Exercise> Working from the top of the listing below, retype each line through the line containing "XAxis, YAxis, CartesianGrid", both included, with no pictures.

[Begin Collected data]

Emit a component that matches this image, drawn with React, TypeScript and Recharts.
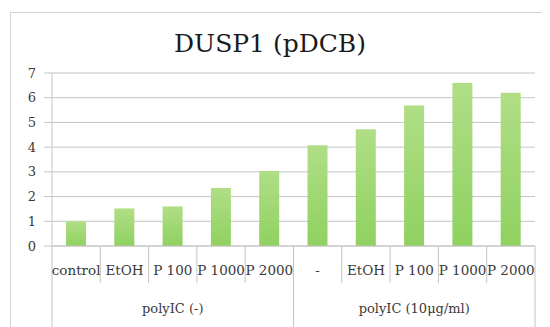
import React from 'react';
import { BarChart, Bar, XAxis, YAxis, CartesianGrid } from 'recharts';

const categories = ['control', 'EtOH', 'P 100', 'P 1000', 'P 2000', '-', 'EtOH', 'P 100', 'P 1000', 'P 2000'];
const values = [1.0, 1.52, 1.6, 2.35, 3.03, 4.08, 4.72, 5.68, 6.6, 6.2];
const groups = ['polyIC (-)', 'polyIC (10μg/ml)'];
const groupSize = 5;
const yTicks = [0, 1, 2, 3, 4, 5, 6, 7];
const title = 'DUSP1 (pDCB)';

const data = categories.map((c, i) => ({ key: i, name: c, value: values[i] }));

const FONT = '"DejaVu Serif", serif';
const LINE = '#c4c4c4';
const TEXT = '#3a3a3a';

const CatTick = (props: any) => {
  const { x, y, payload } = props;
  const i = payload.value as number;
  const off = payload.offset ?? 24;
  const left = x - off;
  const isGroupStart = i % groupSize === 0;
  const isLast = i === categories.length - 1;
  const isGroupCenter = i % groupSize === Math.floor(groupSize / 2);
  return (
    <g>
      <line x1={left} x2={left} y1={y} y2={isGroupStart ? y + 90 : y + 37} stroke={LINE} strokeWidth={1} />
      {isLast && <line x1={x + off} x2={x + off} y1={y} y2={y + 90} stroke={LINE} strokeWidth={1} />}
      <text x={x} y={y + 29} textAnchor="middle" fontFamily={FONT} fontSize={13.5} fill={TEXT}>
        {categories[i]}
      </text>
      {isGroupCenter && (
        <text x={x} y={y + 67} textAnchor="middle" fontFamily={FONT} fontSize={13} fill={TEXT}>
          {groups[Math.floor(i / groupSize)]}
        </text>
      )}
    </g>
  );
};

export default function App() {
  return (
    <div style={{ position: 'relative', width: 542, height: 319 }}>
      <div
        style={{
          position: 'absolute',
          left: 2,
          top: 4,
          width: 537,
          height: 330,
          borderLeft: '1px solid #d4d4d4',
          borderTop: '1px solid #d4d4d4',
          borderRight: '1px solid #d4d4d4',
        }}
      />
      <div
        style={{
          position: 'absolute',
          left: 0,
          top: 23,
          width: 524,
          textAlign: 'center',
          fontFamily: FONT,
          fontSize: 25,
          lineHeight: '25px',
          color: '#1a1a1a',
        }}
      >
        {title}
      </div>
      <BarChart
        width={542}
        height={319}
        data={data}
        margin={{ top: 65, right: 15, left: 0, bottom: 0 }}
        style={{ position: 'absolute', left: 0, top: 0 }}
      >
        <defs>
          <linearGradient id="barGrad" x1="0" y1="0" x2="0" y2="1">
            <stop offset="0%" stopColor="#b0de86" />
            <stop offset="100%" stopColor="#8fd160" />
          </linearGradient>
        </defs>
        <CartesianGrid vertical={false} stroke={LINE} strokeWidth={1} />
        <XAxis
          dataKey="key"
          type="category"
          interval={0}
          height={81}
          tickSize={0}
          tickMargin={0}
          tickLine={false}
          axisLine={{ stroke: LINE }}
          tick={<CatTick />}
        />
        <YAxis
          width={44}
          domain={[0, 7]}
          ticks={yTicks}
          interval={0}
          tickSize={8}
          tickMargin={8}
          axisLine={{ stroke: LINE }}
          tickLine={{ stroke: LINE }}
          tick={{ fontFamily: FONT, fontSize: 13, fill: TEXT }}
        />
        <Bar dataKey="value" fill="url(#barGrad)" barSize={20} isAnimationActive={false} />
      </BarChart>
    </div>
  );
}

[End Collected data]

Expected answer>
Emit a component that matches this image, drawn with React, TypeScript and Recharts.
import React from 'react';
import { BarChart, Bar, XAxis, YAxis, CartesianGrid } from 'recharts';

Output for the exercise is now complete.